Ничего не заподозривший зомби миновал калитку, и только тогда О’Брайен с облегчением выдохнул.
Что ж, пора собираться на репетицию. В радостном предвкушении он подпрыгнул на месте и тут же опасливо огляделся по сторонам, дабы убедиться, что никто этого не видел. У всех лепреконов есть вредная привычка подпрыгивать на месте от радости, вытягивая при этом носочки и стуча ножками одна о другую, как какие-нибудь феечки на зеленом росистом лугу. Выглядит ужасно глупо. О’Брайен изо всех сил пытался отделаться от этой привычки, но порой ноги сами отрывались от земли и вытворяли все вышеописанные выкрутасы.

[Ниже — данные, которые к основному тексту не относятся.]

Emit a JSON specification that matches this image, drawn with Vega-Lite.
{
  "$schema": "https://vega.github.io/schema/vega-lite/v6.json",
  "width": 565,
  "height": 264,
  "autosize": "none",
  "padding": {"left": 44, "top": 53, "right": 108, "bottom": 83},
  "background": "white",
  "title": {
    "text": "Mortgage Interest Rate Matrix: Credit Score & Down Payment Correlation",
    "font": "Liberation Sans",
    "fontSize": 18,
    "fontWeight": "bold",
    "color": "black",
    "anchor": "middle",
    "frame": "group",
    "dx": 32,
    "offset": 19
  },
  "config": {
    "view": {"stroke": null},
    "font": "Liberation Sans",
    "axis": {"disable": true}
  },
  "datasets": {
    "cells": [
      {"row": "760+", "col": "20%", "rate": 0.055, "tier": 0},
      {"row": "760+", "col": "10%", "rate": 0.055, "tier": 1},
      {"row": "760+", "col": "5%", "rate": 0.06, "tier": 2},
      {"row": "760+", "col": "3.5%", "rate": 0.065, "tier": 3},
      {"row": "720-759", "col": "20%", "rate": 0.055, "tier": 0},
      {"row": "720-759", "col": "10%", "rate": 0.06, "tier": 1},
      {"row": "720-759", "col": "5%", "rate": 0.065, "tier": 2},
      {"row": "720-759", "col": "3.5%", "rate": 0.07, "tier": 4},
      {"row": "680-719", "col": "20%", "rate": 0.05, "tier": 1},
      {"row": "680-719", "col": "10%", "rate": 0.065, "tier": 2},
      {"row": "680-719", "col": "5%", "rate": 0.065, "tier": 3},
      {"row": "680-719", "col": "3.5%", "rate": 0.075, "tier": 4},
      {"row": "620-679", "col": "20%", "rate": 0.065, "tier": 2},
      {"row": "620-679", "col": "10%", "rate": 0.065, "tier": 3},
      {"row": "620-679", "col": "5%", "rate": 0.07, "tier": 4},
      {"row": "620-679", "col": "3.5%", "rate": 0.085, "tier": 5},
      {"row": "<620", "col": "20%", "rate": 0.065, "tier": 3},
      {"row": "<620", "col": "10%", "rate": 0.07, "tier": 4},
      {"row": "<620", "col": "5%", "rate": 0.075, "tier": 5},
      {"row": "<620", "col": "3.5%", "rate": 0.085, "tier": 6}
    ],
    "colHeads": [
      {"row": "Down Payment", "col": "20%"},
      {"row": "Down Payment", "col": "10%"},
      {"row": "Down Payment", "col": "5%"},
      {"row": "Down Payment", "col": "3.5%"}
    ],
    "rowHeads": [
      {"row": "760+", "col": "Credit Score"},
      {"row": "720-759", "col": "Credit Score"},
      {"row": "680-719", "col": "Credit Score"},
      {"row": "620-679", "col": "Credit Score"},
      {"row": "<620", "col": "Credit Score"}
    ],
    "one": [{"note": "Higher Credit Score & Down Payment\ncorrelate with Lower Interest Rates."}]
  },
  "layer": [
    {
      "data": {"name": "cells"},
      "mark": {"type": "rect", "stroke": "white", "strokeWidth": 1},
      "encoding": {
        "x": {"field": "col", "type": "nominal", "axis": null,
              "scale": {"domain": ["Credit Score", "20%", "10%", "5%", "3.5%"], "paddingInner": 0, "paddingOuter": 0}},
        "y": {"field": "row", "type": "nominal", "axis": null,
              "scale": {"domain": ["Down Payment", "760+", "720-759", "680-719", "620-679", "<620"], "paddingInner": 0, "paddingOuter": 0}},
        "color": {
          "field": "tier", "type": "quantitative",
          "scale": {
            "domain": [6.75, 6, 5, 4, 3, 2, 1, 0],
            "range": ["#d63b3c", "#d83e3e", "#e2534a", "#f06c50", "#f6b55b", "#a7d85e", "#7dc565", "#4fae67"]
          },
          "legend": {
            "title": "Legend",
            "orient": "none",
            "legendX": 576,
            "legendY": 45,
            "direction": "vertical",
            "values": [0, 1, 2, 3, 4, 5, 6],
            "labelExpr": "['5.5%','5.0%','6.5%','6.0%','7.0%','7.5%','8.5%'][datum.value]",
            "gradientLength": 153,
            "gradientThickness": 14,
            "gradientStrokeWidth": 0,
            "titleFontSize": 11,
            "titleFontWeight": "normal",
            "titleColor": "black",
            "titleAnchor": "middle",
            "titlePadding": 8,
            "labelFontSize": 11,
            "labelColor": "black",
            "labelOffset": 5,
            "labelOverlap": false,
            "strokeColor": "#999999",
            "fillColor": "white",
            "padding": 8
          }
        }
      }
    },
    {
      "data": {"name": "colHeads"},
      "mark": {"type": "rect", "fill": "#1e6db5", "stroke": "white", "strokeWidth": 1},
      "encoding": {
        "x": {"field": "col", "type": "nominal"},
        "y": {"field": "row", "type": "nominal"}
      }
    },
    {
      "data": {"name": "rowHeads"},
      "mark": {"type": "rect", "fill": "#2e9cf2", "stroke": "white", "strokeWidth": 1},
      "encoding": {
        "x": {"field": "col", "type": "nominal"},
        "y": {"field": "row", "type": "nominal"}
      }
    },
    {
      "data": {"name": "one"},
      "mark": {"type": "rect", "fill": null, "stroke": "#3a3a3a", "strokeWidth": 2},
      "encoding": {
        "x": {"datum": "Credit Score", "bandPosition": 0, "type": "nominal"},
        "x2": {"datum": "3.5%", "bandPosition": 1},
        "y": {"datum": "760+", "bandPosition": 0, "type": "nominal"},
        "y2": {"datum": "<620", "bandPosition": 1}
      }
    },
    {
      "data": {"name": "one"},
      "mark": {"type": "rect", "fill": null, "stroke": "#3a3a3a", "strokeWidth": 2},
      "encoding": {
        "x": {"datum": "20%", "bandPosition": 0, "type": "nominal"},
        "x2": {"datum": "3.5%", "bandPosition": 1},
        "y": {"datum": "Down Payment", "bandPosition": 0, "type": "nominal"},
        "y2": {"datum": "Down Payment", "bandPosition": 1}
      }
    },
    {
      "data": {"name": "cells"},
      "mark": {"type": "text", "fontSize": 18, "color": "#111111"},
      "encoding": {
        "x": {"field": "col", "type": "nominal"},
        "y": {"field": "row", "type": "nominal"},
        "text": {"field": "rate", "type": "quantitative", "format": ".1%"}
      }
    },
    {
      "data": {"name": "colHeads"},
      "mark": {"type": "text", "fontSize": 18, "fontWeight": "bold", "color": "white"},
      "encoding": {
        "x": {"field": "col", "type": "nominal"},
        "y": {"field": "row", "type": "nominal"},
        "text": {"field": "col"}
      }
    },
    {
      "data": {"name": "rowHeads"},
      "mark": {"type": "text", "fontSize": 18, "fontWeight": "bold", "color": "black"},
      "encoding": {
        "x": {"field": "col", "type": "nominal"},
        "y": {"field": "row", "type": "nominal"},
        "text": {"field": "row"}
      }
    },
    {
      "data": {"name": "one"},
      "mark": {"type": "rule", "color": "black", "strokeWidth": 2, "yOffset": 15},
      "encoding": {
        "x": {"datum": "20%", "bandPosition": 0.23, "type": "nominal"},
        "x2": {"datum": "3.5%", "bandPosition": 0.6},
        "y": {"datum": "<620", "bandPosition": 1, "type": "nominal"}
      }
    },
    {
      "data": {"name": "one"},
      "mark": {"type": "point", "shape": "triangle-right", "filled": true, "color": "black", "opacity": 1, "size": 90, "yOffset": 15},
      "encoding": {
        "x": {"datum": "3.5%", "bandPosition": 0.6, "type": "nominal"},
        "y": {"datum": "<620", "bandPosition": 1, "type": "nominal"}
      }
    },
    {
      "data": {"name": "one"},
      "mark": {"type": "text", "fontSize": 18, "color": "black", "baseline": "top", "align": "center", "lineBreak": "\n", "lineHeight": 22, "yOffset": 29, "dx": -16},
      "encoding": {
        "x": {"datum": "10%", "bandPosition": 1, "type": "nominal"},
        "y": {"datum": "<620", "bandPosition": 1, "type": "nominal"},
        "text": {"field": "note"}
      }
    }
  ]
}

Итак, О’Брайен поспешил в дальний конец мастерской, на ходу срывая с себя рабочий фартук. В мастерской приятно пахло кожей, повсюду были разложены инструменты и стояли баночки с гвоздями и клеем. Вдоль стен аккуратно выстроились обувные коробки всевозможных размеров, от крошечных до самых огромных. О’Брайен обслуживал всех обитателей леса, от малюсеньких фей до гигантских великанов, включая прочую нечисть средних размеров.
В дальнем конце мастерской у лепрекона был оборудован личный уголок, где стояли кровать, гардероб и небольшая плита, на которой О’Брайен готовил себе обед и варил ведрами сапожный клей.
Он бросился к кровати, достал из-под подушки продолговатую металлическую коробочку и приподнял крышку. Внутри на бархатной подушечке лежала флейта. Настоящая фамильная лепреконская флейта, которую передают из поколения в поколение.
В каждом поколении лепреконов рождается всего один музыкально одаренный ребенок, и в своей семье таким как раз был О’Брайен. Всем его братьям медведь на ухо наступил, в то время как сам он мог с ходу подобрать на тростниковой дудочке любой мотив. Так что фамильную флейту он унаследовал по праву. По правде сказать, он бы предпочел получить саксофон, но, как известно, дареному коню в зубы не смотрят.
О’Брайен взял в руки флейту, бережно протер ее рукавом и приложил к губам:
Веселая песенка звучала столь заразительно, что ноги лепрекона вновь пустились в пляс сами собой. Они подскакивали, выделывали коленца и вытворяли в воздухе множество замысловатых фигур.
Да что же это такое! Нужно немедленно остановиться!
Он опустил флейту, уперся ногами в пол и собрал волю в кулак.
«Не смей прыгать! — внушал себе О’Брайен. — Не смей!»
Немного успокоившись, он подошел к гардеробу, открыл дверцу и принялся изучать свое отражение в большом длинном зеркале. Зеленая шляпа. Зеленый камзол. Красные панталоны. Красивые ботиночки с загнутыми носами. Рыжая борода, под стать густым бровям песочного цвета. В руках флейта. Вылитый лепрекон.
О’Брайен тяжело вздохнул. Выглядеть вылитым лепреконом ему не нравилось.
Он надвинул шляпу пониже на глаза и расстегнул три верхние пуговицы камзола, втянул щеки, нахмурил брови и постарался придать своему лицу угрюмо-зверское выражение. Флейту он повесил на шею. Раньше к флейте прилагалась зеленая ленточка, но Шелупоня предложил О’Брайену заменить ее черным кожаным шнурком — так круче выглядело.
В самом деле, с черным кожаным шнурком О’Брайен выглядел намного круче и походил не просто на лепрекона, а на лепрекона из улетной трамтарарам группы. На лепрекона, знающего себе цену. На такого лепрекона, на которого девчонки положат глаз сразу же, как только им надоест пялиться на Шелупоню.
В этот момент в мастерской зазвонил чарофон.
О’Брайен не спешил снимать трубку. Наверняка звонил кто-нибудь из братьев: Симус, Киран, или, там, Нил, или Диллон, или Пэдди — какая разница. И наверняка собирался обсудить с ним последние модели стелек или поговорить о шнурках.
Стоит ли в таком случае снимать трубку?
Определенно нет. Во всяком случае, не сегодня. Сегодня шнурки подождут. Его братья никогда не понимали, почему ему так нравится играть в группе. Они считали это не подобающим лепрекону увлечением, которое до добра не доведет. Братья постоянно упрекали его за то, что он закрывал мастерскую раньше времени и шел веселиться вместо того, чтобы сидеть дома и ремонтировать чужие башмаки.